Cinque anni fa esatti, il 20 febbraio 2020, venne certificato il primo caso di Covid in Italia. Mattia Maestri, di Codogno, risultò positivo a questo nuovo, strano virus. Venne etichettato come “paziente zero”. A distanza di anni divenne poi il “paziente uno”, mentre la cittadina del lodigiano divenne suo malgrado famosa come prima zona rossa d’Italia. In venti giorni, la situazione precipitò e si arrivò al lockdown totale annunciato da Giuseppe Conte la sera del 9 marzo.
Il paziente uno del Covid in Italia: «Ho avuto paura di non farcela»
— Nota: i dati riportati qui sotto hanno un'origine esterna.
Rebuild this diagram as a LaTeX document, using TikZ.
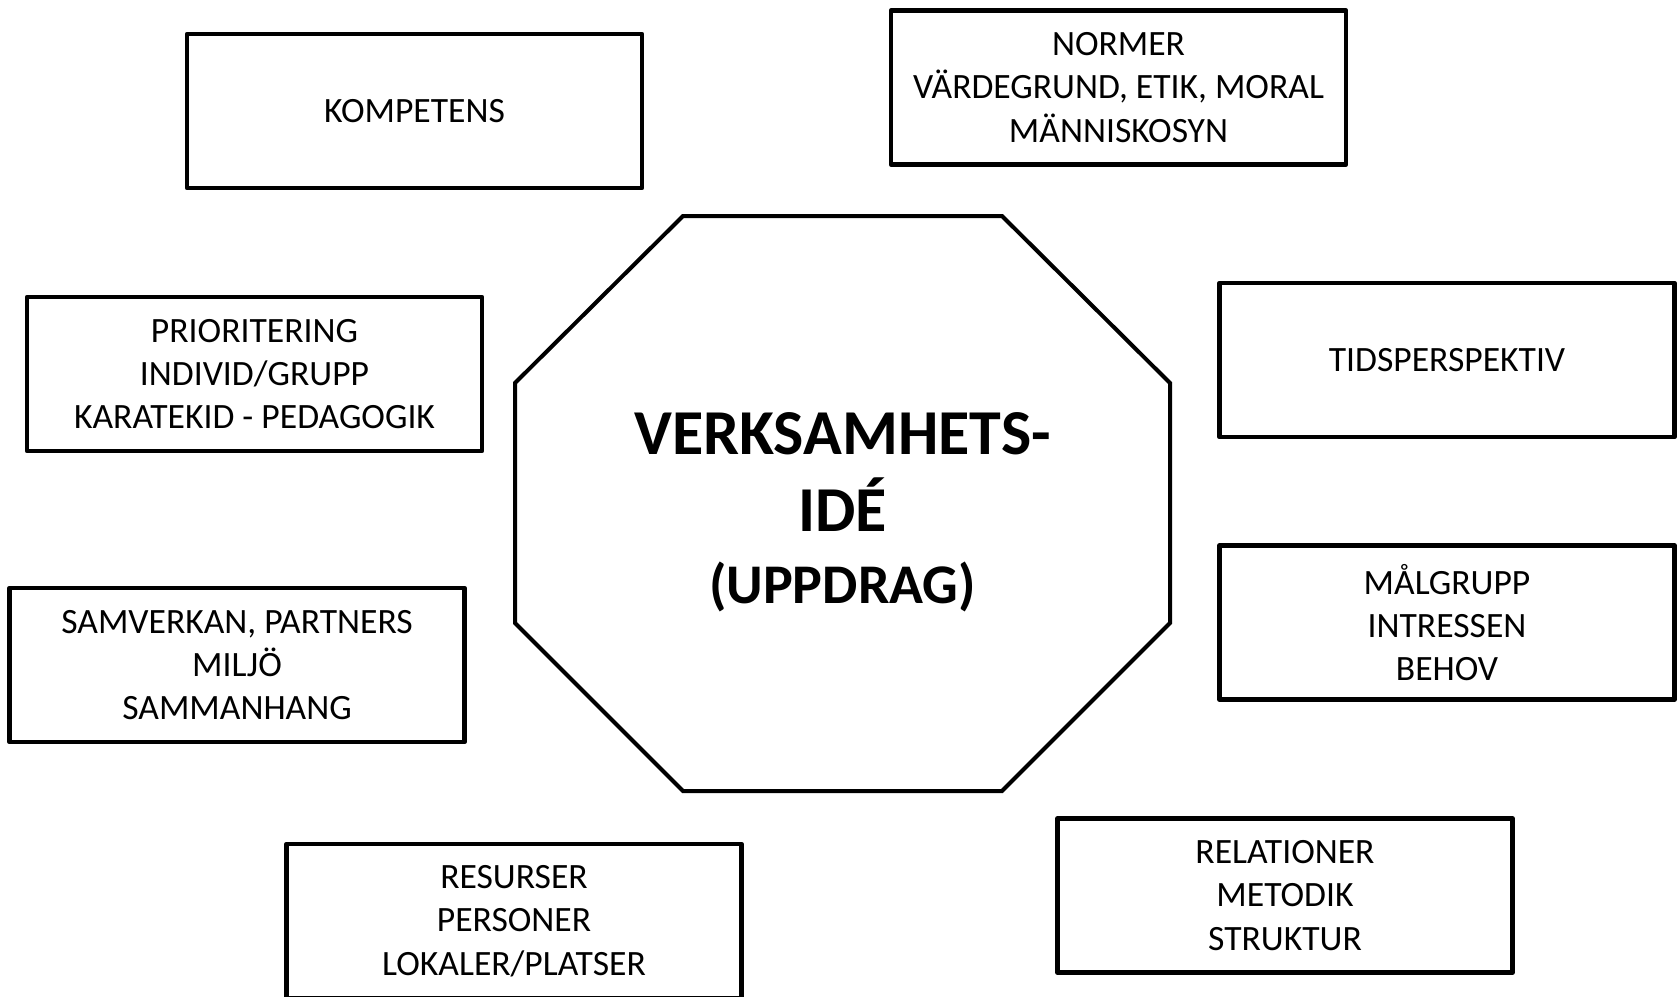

Intervistato da Repubblica, Mattia Maestri racconta i giorni precedenti alla scoperta della positività da Covid: «Pensavo fosse una polmonite, mi stavo curando con gli antibiotici. Non funzionarono e venni ricoverato, ma nessuno pensava potesse essere Coronavirus. Ho scoperto di averlo soltanto quando ho preso in mano il mio smartphone». Maestri venne dimesso dall’ospedale quattro mesi dopo, nel giugno successivo, quando l’Italia era uscita dal lockdown e provava a ripartire. Ma la pandemia non se n’era andata. E a novembre la Calabria divenne zona rossa.
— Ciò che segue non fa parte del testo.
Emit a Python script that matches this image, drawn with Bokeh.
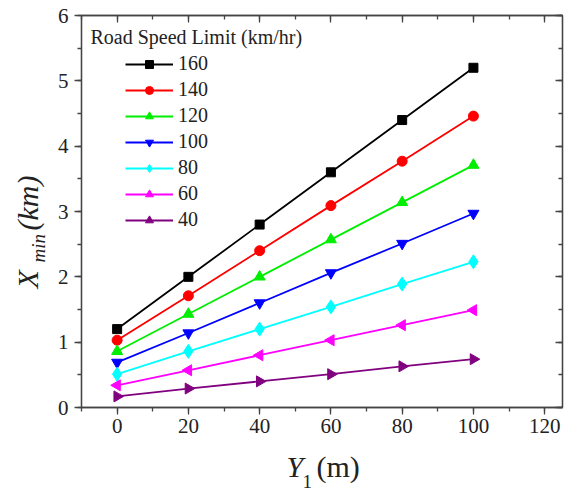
import math
from bokeh.plotting import figure
from bokeh.layouts import column, row
from bokeh.models import (Range1d, LinearAxis, SingleIntervalTicker, Label, Legend, LegendItem,
                          CustomLabelingPolicy)
from bokeh.embed import file_html
from bokeh.resources import INLINE

# ---- data ----
y1_m = [0, 20, 40, 60, 80, 100]
speed_labels = ["160", "140", "120", "100", "80", "60", "40"]
xmin_160 = [1.20, 2.00, 2.80, 3.60, 4.40, 5.20]
xmin_140 = [1.03, 1.71, 2.40, 3.09, 3.77, 4.46]
xmin_120 = [0.86, 1.43, 2.00, 2.57, 3.14, 3.71]
xmin_100 = [0.69, 1.14, 1.60, 2.06, 2.51, 2.97]
xmin_80 = [0.51, 0.86, 1.20, 1.54, 1.89, 2.23]
xmin_60 = [0.34, 0.57, 0.80, 1.03, 1.26, 1.49]
xmin_40 = [0.17, 0.29, 0.40, 0.51, 0.63, 0.74]
series = [xmin_160, xmin_140, xmin_120, xmin_100, xmin_80, xmin_60, xmin_40]
x_ticks_interval = 20
y_ticks_interval = 1

# ---- style ----
colors = ["#000000", "#FF0000", "#00EE00", "#0000FF", "#00FFFF", "#FF00FF", "#800080"]
markers = ["square", "circle", "triangle", "inverted_triangle", "diamond", "triangle", "triangle"]
angles = [0, 0, 0, 0, 0, math.pi / 2, -math.pi / 2]
sizes = [9, 10, 11, 11, 14, 11, 11]
FONT = "Liberation Serif"
AX = "#444444"
TXT = "#222222"

LEFT_W = 50      # width of the strip holding the y-axis title
BOTTOM_H = 45    # height of the strip holding the x-axis title
W, H = 570, 491

p = figure(width=W - LEFT_W, height=H - BOTTOM_H, x_range=Range1d(-10, 125), y_range=Range1d(0, 6),
           output_backend="svg", toolbar_location=None,
           x_axis_type=None, y_axis_type=None,
           min_border_left=31, min_border_right=8, min_border_top=15, min_border_bottom=39)
p.grid.visible = False
p.outline_line_color = AX
p.outline_line_width = 1.3


def make_axis(interval, inward, labels, standoff=5):
    ax = LinearAxis(ticker=SingleIntervalTicker(interval=interval, num_minor_ticks=2))
    ax.axis_line_color = AX
    ax.axis_line_width = 1.3
    ax.major_tick_line_color = AX
    ax.minor_tick_line_color = AX
    ax.major_tick_line_width = 1.3
    ax.minor_tick_line_width = 1.3
    if inward:
        ax.major_tick_in, ax.major_tick_out = 7, 0
        ax.minor_tick_in, ax.minor_tick_out = 4, 0
    else:
        ax.major_tick_in, ax.major_tick_out = 0, 7
        ax.minor_tick_in, ax.minor_tick_out = 0, 4
    if labels:
        ax.major_label_text_font = FONT
        ax.major_label_text_font_size = "21px"
        ax.major_label_text_color = TXT
        ax.major_label_standoff = standoff
    else:
        ax.major_label_policy = CustomLabelingPolicy(code="return false")
        ax.major_label_text_font_size = "1px"
        ax.major_label_standoff = 0
    return ax


p.add_layout(make_axis(x_ticks_interval, False, True, standoff=4), "below")
p.add_layout(make_axis(y_ticks_interval, False, True, standoff=6), "left")
p.add_layout(make_axis(x_ticks_interval, True, False), "above")
p.add_layout(make_axis(y_ticks_interval, True, False), "right")

items = []
for lab, vals, c, m, a, s in zip(speed_labels, series, colors, markers, angles, sizes):
    lr = p.line(y1_m, vals, line_color=c, line_width=1.8)
    sr = p.scatter(y1_m, vals, marker=m, angle=a, size=s, fill_color=c, line_color=c)
    items.append(LegendItem(label=lab, renderers=[lr, sr]))

legend = Legend(items=items, location=(44, 176), padding=0, margin=0, spacing=3,
                glyph_width=48, glyph_height=20, label_height=20, label_standoff=5,
                label_text_font=FONT, label_text_font_size="20px", label_text_color=TXT,
                border_line_alpha=0, background_fill_alpha=0)
p.add_layout(legend)


def canvas_label(x, y, text, size, italic=False, angle=0):
    return Label(x=x, y=y, x_units="canvas", y_units="canvas", text=text, angle=angle,
                 text_font=FONT, text_font_style="italic" if italic else "normal",
                 text_font_size=size, text_color=TXT, text_baseline="alphabetic",
                 text_align="left")


# legend title (inside the frame of the main figure)
p.add_layout(canvas_label(90 - LEFT_W, 36, "Road Speed Limit (km/hr)", "20px"))


def strip(width, height):
    f = figure(width=width, height=height, x_range=Range1d(0, 1), y_range=Range1d(0, 1),
               output_backend="svg", toolbar_location=None, x_axis_type=None, y_axis_type=None,
               min_border=0)
    f.grid.visible = False
    f.outline_line_color = None
    return f


# y axis title: X_min (km), rotated
left = strip(LEFT_W, H - BOTTOM_H)
left.add_layout(canvas_label(26.5, 288, "X", "30px", italic=True, angle=math.pi / 2))
left.add_layout(canvas_label(37.5, 262, "min", "19px", italic=True, angle=math.pi / 2))
left.add_layout(canvas_label(26.5, 230, "(km)", "30px", italic=True, angle=math.pi / 2))

# x axis title: Y_1 (m)
top_of_strip = H - BOTTOM_H
bottom = strip(W, BOTTOM_H)
bottom.add_layout(canvas_label(286, 465.5 - top_of_strip, "Y", "30px", italic=True))
bottom.add_layout(canvas_label(302, 480.5 - top_of_strip, "1", "19px"))
bottom.add_layout(canvas_label(316, 465.5 - top_of_strip, "(m)", "30px"))

layout = column(row(left, p, spacing=0), bottom, spacing=0)
open("out.html", "w").write(file_html(layout, INLINE))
La punta dello Stivale, che nella prima ondata era riuscita in qualche modo a evitare la strage, pagò anni di tagli alla sanità. E allora, quando vennero scoperti dei focolai di Covid sparsi nell’autunno successivo, ecco arrivare la decisione: zone rosse in provincia di Cosenza, poi tutta la regione bloccata. Fu un caos sanitario senza precedenti. I ricoveri aumentarono esponenzialmente, soprattutto sotto Natale. Terapie intensive al collasso, sanitari costretti a turni folli. A distanza di cinque anni, sembra solo un lontano ricordo. Ma cosa resta di quell’incubo? In Calabria, niente. Il mondo continua a girare, i medici continuano a fare turni massacranti e la vita prosegue. Come se fosse stato solo un incubo e non la dura realtà.